We aim to detect type 2 diabetes (T2D) causal SNP combinations from a GWAS dataset with optimal filtration and to discover the biological meaning of the detected SNP combinations. Optimal filtration can enhance the statistical power of SNP combinations by comparing the error rates of SNP combinations from various Bonferroni thresholds and p-value range-based thresholds combined with linkage disequilibrium (LD) pruning. T2D causal SNP combinations are selected using random forests with variable selection from an optimal SNP dataset. T2D causal SNP combinations and genome-wide SNPs are mapped into functional modules using expanded gene set enrichment analysis (GSEA) considering pathway, transcription factor (TF)-target, miRNA-target, gene ontology, and protein complex functional modules. The prediction error rates are measured for SNP sets from functional module-based filtration that selects SNPs within functional modules from genome-wide SNPs based expanded GSEA.

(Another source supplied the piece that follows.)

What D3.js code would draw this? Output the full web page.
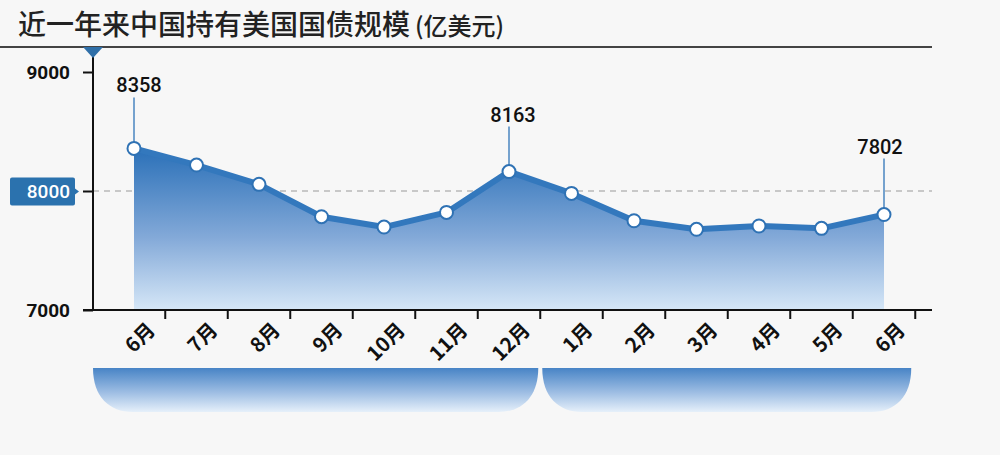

A T2D causal SNP combination containing 101 SNPs from the Wellcome Trust Case Control Consortium (WTCCC) GWAS dataset are selected using optimal filtration criteria, with an error rate of 10.25%. Matching 101 SNPs with known T2D genes and functional modules reveals the relationships between T2D and SNP combinations. The prediction error rates of SNP sets from functional module-based filtration record no significance compared to the prediction error rates of randomly selected SNP sets and T2D causal SNP combinations from optimal filtration.
We propose a detection method for complex disease causal SNP combinations from an optimal SNP dataset by using random forests with variable selection. Mapping the biological meanings of detected SNP combinations can help uncover complex disease mechanisms.